Ray(mond Douglas) Davies Jim Miller - Essay

Jim Miller

(Contemporary Literary Criticism)

Ray Davies has enjoyed two periods of Kinky creativity, one marked by crude energy, raw nerve and powerful rock ("All Day and All of the Night"), the other by accomplished artiness, social commentary and wistful vignettes ("Waterloo Sunset"). The Great Lost Kinks Album … concentrates on this second period, which ran approximately from "Sunny Afternoon" to "Lola"; together with last year's Kink Kronikles, it brings to light on album almost the complete Kinks works (although I do quibble with the exclusion of "Sitting on My Sofa").

The world of the Kinks as it evolved after "Sunny Afternoon" evinced a characteristic blend of nostalgia for a quieter period of English history, coupled with an almost arrogant stance toward the status-seeking English bourgeois who would replace the green spaciousness of the past with an incessant and constricting rat race for fame and fortune. Into this world were introduced a panoply of Kinky characters, ranging from "Dandy" to "Lola" him/herself. The Kinks world created by Davies represented a charming oasis where the tradition of the music hall survived in a rock & roll incarnation.
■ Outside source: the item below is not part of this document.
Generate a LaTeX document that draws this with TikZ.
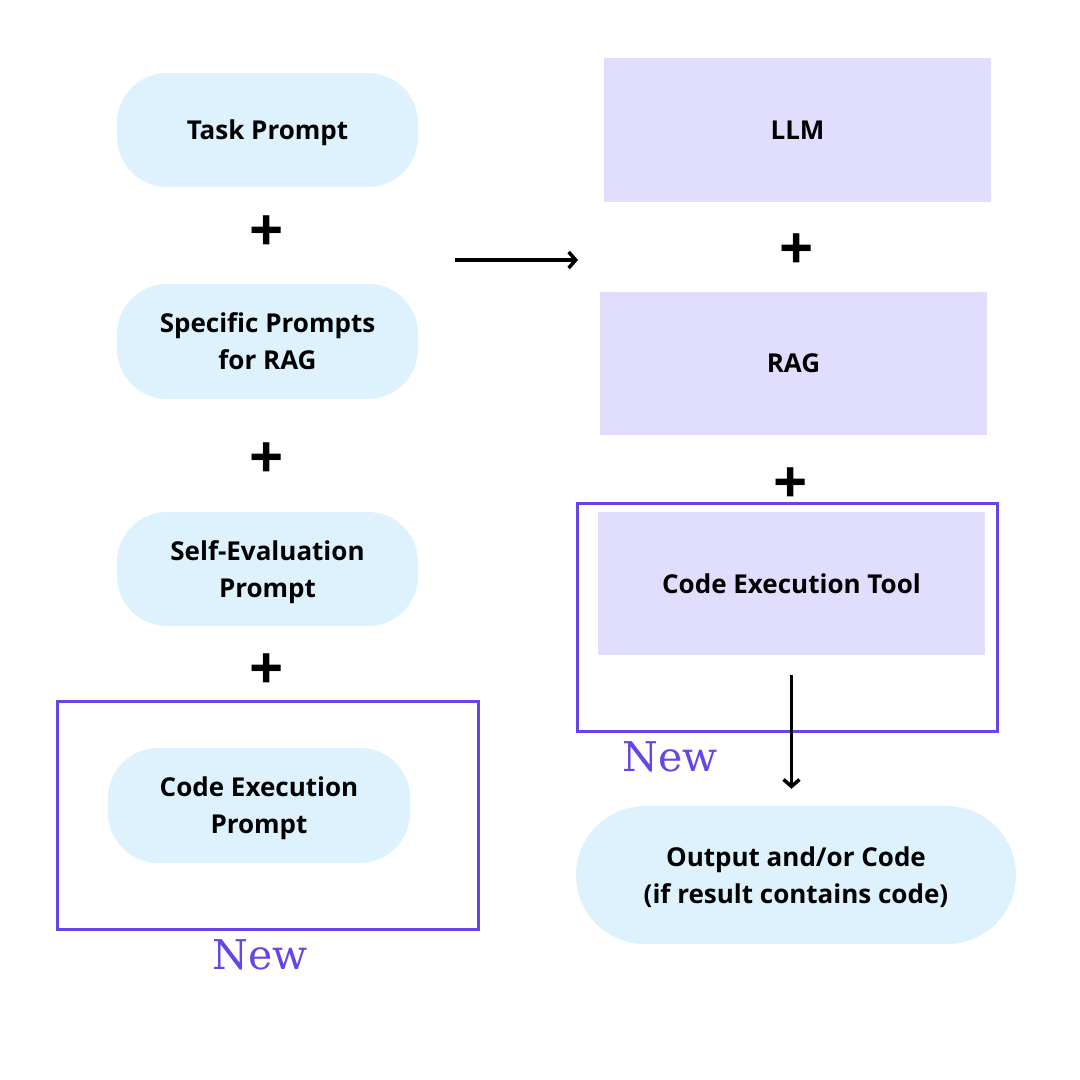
\documentclass[tikz,border=0pt]{standalone}
\usepackage{fontspec}
\setmainfont{Open Sans}
\newfontfamily\newlblfont{DejaVu Serif}
\usetikzlibrary{arrows.meta}
\definecolor{promptblue}{HTML}{DDF2FD}
\definecolor{blocklilac}{HTML}{E1DDFD}
\definecolor{newpurple}{HTML}{6744E6}
\begin{document}
\begin{tikzpicture}[x=1pt,y=-1pt]

      \useasboundingbox (0,0) rectangle (1080,1080);

      \begin{scope}[every node/.style={align=center, text depth=0pt, font=\bfseries\fontsize{26}{37}\selectfont}]
        % left column
        \node[fill=promptblue, rounded corners=50pt, minimum width=301pt, minimum height=114pt] (task) at (267.5,130) {Task Prompt};
        \node[fill=promptblue, rounded corners=50pt, minimum width=301pt, minimum height=115pt] (spec) at (267.5,341.5) {Specific Prompts\\for RAG};
        \node[fill=promptblue, rounded corners=50pt, minimum width=301pt, minimum height=114pt] (self) at (267.5,569) {Self-Evaluation\\Prompt};
        \node[draw=newpurple, line width=3pt, minimum width=421pt, minimum height=228pt] (leftframe) at (267.5,815) {};
        \node[fill=promptblue, rounded corners=50pt, minimum width=302pt, minimum height=115pt] (codep) at (259,805.5) {Code Execution\\Prompt};
        % right column
        \node[fill=blocklilac, minimum width=387pt, minimum height=144pt] (llm) at (797.5,130) {LLM};
        \node[fill=blocklilac, minimum width=387pt, minimum height=143pt] (rag) at (793.5,363.5) {RAG};
        \node[draw=newpurple, line width=3pt, minimum width=420pt, minimum height=228pt] (rightframe) at (787,617) {};
        \node[fill=blocklilac, minimum width=387pt, minimum height=143pt] (tool) at (791.5,583.5) {Code Execution Tool};
        \node[fill=promptblue, rounded corners=69pt, minimum width=440pt, minimum height=138pt] (output) at (796,875) {Output and/or Code\\(if result contains code)};
      \end{scope}

      \begin{scope}[every node/.style={font=\bfseries\fontsize{60}{60}\selectfont}]
        \node (p1) at (267,234) {+};
        \node (p2) at (267,461) {+};
        \node (p3) at (267,672) {+};
        \node (p4) at (797,252) {+};
        \node (p5) at (791,486) {+};
      \end{scope}

      \begin{scope}[every node/.style={text=newpurple, font=\newlblfont\fontsize{41}{41}\selectfont}]
        \node (newl) at (260,955) {New};
        \node (newr) at (670,757) {New};
      \end{scope}

      \begin{scope}[line width=3.5pt, -{Straight Barb[length=7pt,width=16pt]}]
        \coordinate (from) at (455,260);
        \coordinate (to) at (578,260);
        \draw (from) -- (to);
        \draw[shorten <=20pt, shorten >=17pt] (tool.south) -- (tool.south |- output.north);
      \end{scope}

    \end{tikzpicture}
\end{document}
Most of the Lost album's material is roughly contemporaneous with Village Green Preservation Society. At the time, Ray was particularly absorbed by antique strains of popular music as stylized vehicles for his lyrical concerns. Although the softshoe patina of songs like "Pictures in the Sand" and "Mr. Songbird" can sometimes sound a little soft-headed, Ray's antics, even at their cutest, are oddly engaging; he often seems appealingly inept, not unlike a homeless singing waif lost on the set of a Fred Astaire movie.

Davies' best compositions [such as "Lavender Hill" and "Autumn Almanac"] retain enough rock to provide his whimsies with a cutting edge….

[Considering] that the record basically represents dregs, it contains a surprising number of undeservedly esoteric Kinks classics. I've always loved Ray's brooding persona on "I'm Not Like Everybody Else," but my new-found favorite is "Till Death Do Us Part," an archly banal plea for acceptance….

Perhaps one day Ray Davies will return to the wry vision that animated a song like "When I Turn Off the Living Room Light." Until then, The Great Lost Kinks Album will sustain those archivists who, like myself, remain disappointed with Ray's recent Kinks recordings.